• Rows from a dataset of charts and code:
########

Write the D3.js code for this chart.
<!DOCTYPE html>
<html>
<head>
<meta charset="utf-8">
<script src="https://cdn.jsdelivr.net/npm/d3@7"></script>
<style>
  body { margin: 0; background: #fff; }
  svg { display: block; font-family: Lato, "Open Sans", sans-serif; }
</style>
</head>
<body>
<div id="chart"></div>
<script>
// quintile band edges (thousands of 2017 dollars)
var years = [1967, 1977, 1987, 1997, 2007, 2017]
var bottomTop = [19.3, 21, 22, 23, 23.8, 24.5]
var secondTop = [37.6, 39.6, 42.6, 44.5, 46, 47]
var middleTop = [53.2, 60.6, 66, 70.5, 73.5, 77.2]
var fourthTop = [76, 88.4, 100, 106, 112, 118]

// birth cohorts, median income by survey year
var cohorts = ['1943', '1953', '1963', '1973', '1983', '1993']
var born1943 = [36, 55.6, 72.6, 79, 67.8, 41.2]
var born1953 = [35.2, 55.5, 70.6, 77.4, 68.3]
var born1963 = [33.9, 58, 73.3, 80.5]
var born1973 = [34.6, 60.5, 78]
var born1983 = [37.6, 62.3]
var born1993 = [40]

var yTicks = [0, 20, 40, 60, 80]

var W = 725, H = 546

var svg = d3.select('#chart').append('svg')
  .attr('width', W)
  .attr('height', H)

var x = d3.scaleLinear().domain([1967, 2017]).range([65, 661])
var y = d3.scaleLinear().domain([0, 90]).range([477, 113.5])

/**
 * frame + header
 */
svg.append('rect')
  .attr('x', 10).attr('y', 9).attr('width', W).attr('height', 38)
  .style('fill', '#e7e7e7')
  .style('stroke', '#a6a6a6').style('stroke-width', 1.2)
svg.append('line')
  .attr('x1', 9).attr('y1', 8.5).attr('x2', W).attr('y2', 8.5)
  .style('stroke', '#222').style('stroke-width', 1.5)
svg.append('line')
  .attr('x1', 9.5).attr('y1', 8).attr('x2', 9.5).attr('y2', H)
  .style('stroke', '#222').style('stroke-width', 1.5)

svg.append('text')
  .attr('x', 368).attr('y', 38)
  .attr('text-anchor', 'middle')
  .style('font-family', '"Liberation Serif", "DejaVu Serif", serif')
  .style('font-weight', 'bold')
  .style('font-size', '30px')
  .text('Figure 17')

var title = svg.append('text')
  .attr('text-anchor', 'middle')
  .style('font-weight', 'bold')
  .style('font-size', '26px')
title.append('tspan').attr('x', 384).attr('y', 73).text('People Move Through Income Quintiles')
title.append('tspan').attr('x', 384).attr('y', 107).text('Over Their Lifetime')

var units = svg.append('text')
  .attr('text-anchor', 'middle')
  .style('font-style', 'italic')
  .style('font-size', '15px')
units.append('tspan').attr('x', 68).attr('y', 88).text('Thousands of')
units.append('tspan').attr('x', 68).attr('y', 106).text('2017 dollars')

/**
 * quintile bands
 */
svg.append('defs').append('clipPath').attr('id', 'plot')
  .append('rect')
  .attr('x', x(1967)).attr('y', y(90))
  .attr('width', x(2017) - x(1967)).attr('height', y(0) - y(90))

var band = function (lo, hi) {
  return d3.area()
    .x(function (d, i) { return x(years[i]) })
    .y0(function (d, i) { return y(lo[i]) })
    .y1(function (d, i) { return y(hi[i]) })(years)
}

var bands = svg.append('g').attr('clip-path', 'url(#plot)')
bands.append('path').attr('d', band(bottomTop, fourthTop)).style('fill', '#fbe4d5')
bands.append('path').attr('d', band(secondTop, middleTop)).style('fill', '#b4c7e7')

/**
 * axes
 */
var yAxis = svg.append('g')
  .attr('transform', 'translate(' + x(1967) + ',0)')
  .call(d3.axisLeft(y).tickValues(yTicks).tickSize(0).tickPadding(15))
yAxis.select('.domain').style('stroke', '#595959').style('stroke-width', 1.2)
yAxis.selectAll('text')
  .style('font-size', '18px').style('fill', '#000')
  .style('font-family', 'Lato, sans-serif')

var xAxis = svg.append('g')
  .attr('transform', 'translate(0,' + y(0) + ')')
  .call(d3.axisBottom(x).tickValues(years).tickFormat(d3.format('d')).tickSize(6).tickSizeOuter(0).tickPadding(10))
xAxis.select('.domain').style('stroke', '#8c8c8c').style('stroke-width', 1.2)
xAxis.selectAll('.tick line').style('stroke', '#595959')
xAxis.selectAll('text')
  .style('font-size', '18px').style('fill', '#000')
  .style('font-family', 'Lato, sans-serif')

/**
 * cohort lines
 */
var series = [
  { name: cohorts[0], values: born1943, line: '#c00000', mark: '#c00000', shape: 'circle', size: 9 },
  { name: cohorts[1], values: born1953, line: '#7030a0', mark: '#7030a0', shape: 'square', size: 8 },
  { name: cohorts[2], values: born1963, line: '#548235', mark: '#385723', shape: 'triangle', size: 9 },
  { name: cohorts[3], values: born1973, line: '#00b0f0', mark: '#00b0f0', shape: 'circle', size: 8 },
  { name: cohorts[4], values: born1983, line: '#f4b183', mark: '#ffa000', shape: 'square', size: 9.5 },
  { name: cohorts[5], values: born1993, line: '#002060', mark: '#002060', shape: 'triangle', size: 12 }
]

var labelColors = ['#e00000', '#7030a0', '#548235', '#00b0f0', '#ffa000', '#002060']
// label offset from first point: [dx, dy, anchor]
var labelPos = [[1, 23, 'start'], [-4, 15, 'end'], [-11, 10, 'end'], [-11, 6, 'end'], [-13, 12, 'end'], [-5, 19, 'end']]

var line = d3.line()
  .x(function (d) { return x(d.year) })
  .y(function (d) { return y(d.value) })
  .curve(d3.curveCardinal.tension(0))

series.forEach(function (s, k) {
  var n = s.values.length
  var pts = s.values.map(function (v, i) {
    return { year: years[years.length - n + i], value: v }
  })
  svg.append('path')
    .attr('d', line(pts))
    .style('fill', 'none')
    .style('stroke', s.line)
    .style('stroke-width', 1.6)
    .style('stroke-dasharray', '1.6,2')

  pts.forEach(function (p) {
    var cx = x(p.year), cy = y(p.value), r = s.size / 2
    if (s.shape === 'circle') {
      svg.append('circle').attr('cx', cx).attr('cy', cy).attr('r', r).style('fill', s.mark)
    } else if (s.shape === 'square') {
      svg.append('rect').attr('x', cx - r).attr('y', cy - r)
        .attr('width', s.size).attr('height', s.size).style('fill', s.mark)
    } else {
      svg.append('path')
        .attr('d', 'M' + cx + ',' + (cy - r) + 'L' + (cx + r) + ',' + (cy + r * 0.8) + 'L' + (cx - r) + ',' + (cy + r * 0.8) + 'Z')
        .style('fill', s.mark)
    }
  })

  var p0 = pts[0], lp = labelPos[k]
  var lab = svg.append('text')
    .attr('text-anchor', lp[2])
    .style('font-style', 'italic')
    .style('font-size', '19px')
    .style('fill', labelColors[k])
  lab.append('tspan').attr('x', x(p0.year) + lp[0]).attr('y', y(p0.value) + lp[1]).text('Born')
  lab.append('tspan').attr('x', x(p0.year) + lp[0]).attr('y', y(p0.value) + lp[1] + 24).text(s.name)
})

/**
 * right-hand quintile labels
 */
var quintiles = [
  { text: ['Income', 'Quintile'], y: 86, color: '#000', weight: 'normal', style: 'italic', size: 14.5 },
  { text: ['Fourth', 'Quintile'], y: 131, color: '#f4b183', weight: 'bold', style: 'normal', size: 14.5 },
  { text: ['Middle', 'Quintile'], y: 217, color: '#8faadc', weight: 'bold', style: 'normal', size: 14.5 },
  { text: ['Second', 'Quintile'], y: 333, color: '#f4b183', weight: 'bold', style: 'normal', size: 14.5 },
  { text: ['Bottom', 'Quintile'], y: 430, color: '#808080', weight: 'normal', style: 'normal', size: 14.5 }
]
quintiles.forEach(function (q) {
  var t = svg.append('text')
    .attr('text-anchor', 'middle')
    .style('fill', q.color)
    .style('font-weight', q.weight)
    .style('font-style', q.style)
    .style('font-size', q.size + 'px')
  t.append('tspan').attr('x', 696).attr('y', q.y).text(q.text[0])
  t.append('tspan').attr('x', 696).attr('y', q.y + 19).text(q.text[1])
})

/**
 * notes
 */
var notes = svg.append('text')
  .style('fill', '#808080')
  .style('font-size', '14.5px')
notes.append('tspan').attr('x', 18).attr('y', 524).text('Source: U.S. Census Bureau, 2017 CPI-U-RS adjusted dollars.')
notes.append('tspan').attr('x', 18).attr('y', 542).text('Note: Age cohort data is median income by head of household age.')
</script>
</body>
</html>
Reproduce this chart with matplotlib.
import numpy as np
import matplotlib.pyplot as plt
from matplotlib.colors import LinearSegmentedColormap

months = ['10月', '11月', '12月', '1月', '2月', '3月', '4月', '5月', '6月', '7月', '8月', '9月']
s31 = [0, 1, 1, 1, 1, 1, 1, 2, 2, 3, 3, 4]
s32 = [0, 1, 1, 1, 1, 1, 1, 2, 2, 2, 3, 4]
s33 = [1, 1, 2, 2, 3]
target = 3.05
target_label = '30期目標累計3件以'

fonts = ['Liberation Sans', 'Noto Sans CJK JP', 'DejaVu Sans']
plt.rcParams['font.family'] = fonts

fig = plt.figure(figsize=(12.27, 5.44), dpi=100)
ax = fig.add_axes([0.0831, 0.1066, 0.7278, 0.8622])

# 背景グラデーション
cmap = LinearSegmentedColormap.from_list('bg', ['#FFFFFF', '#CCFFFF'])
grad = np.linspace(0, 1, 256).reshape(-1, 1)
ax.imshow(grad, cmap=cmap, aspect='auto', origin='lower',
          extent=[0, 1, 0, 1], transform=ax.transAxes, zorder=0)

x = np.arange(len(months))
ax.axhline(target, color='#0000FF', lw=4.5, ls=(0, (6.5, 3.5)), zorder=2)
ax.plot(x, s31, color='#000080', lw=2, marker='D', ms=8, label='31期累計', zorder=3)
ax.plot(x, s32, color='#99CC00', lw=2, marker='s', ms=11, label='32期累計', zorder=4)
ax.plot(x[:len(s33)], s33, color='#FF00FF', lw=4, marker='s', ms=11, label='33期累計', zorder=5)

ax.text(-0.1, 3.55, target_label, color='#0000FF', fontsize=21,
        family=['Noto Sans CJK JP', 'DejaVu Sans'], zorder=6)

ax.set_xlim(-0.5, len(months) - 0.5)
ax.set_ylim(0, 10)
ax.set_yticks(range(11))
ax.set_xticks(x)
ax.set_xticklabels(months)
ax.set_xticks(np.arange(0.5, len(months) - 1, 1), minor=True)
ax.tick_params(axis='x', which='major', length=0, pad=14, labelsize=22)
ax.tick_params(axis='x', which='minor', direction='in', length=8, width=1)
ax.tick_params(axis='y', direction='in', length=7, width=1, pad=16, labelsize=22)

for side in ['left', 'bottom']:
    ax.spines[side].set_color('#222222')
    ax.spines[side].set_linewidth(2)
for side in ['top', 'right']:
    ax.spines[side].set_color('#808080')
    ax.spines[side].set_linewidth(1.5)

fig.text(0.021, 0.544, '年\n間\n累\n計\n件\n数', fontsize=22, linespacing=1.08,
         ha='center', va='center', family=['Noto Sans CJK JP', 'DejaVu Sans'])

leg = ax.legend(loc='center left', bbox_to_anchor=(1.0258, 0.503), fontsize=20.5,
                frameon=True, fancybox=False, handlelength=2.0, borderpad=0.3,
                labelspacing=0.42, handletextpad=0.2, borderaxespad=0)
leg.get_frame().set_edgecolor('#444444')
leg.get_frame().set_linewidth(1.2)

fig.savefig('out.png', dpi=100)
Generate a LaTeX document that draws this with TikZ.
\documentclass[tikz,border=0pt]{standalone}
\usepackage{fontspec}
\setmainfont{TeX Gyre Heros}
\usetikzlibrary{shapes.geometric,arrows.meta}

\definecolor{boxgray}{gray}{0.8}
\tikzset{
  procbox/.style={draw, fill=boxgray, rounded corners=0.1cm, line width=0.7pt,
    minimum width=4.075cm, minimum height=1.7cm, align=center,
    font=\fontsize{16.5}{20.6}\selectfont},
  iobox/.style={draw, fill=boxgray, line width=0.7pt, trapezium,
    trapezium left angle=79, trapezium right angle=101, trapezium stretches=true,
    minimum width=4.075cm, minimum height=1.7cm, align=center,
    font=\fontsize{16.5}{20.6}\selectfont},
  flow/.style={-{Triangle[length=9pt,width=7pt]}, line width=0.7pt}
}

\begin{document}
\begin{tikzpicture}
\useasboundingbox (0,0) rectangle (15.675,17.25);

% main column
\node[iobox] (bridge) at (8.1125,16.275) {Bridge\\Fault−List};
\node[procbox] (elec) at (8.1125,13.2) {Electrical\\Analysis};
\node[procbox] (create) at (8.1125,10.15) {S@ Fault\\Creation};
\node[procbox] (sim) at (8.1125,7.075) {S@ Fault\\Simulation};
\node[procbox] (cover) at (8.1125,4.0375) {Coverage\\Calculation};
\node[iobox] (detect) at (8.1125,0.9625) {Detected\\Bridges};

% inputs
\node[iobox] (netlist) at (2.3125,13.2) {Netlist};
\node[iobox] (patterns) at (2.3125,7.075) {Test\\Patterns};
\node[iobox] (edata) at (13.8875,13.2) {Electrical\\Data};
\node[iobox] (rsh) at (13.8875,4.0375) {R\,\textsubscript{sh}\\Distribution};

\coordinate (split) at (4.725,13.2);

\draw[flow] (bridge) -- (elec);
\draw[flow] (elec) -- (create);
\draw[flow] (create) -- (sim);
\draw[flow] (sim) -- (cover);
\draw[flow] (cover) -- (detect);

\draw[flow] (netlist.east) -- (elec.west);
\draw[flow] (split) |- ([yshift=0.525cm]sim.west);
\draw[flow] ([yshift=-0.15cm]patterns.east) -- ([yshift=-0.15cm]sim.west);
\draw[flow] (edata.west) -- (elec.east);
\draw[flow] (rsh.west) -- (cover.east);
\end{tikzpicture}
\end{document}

########

• WORK TO BE COMPLETED: Retype the portion of the data above that starts on the line with "Reproduce this chart with matplotlib." and finishes on the line with "ha='center', va='center', family=['Noto", including both of those lines.

• TASK SOLUTION:
Reproduce this chart with matplotlib.
import numpy as np
import matplotlib.pyplot as plt
from matplotlib.colors import LinearSegmentedColormap

months = ['10月', '11月', '12月', '1月', '2月', '3月', '4月', '5月', '6月', '7月', '8月', '9月']
s31 = [0, 1, 1, 1, 1, 1, 1, 2, 2, 3, 3, 4]
s32 = [0, 1, 1, 1, 1, 1, 1, 2, 2, 2, 3, 4]
s33 = [1, 1, 2, 2, 3]
target = 3.05
target_label = '30期目標累計3件以'

fonts = ['Liberation Sans', 'Noto Sans CJK JP', 'DejaVu Sans']
plt.rcParams['font.family'] = fonts

fig = plt.figure(figsize=(12.27, 5.44), dpi=100)
ax = fig.add_axes([0.0831, 0.1066, 0.7278, 0.8622])

# 背景グラデーション
cmap = LinearSegmentedColormap.from_list('bg', ['#FFFFFF', '#CCFFFF'])
grad = np.linspace(0, 1, 256).reshape(-1, 1)
ax.imshow(grad, cmap=cmap, aspect='auto', origin='lower',
          extent=[0, 1, 0, 1], transform=ax.transAxes, zorder=0)

x = np.arange(len(months))
ax.axhline(target, color='#0000FF', lw=4.5, ls=(0, (6.5, 3.5)), zorder=2)
ax.plot(x, s31, color='#000080', lw=2, marker='D', ms=8, label='31期累計', zorder=3)
ax.plot(x, s32, color='#99CC00', lw=2, marker='s', ms=11, label='32期累計', zorder=4)
ax.plot(x[:len(s33)], s33, color='#FF00FF', lw=4, marker='s', ms=11, label='33期累計', zorder=5)

ax.text(-0.1, 3.55, target_label, color='#0000FF', fontsize=21,
        family=['Noto Sans CJK JP', 'DejaVu Sans'], zorder=6)

ax.set_xlim(-0.5, len(months) - 0.5)
ax.set_ylim(0, 10)
ax.set_yticks(range(11))
ax.set_xticks(x)
ax.set_xticklabels(months)
ax.set_xticks(np.arange(0.5, len(months) - 1, 1), minor=True)
ax.tick_params(axis='x', which='major', length=0, pad=14, labelsize=22)
ax.tick_params(axis='x', which='minor', direction='in', length=8, width=1)
ax.tick_params(axis='y', direction='in', length=7, width=1, pad=16, labelsize=22)

for side in ['left', 'bottom']:
    ax.spines[side].set_color('#222222')
    ax.spines[side].set_linewidth(2)
for side in ['top', 'right']:
    ax.spines[side].set_color('#808080')
    ax.spines[side].set_linewidth(1.5)

fig.text(0.021, 0.544, '年\n間\n累\n計\n件\n数', fontsize=22, linespacing=1.08,
         ha='center', va='center', family=['Noto Sans CJK JP', 'DejaVu Sans'])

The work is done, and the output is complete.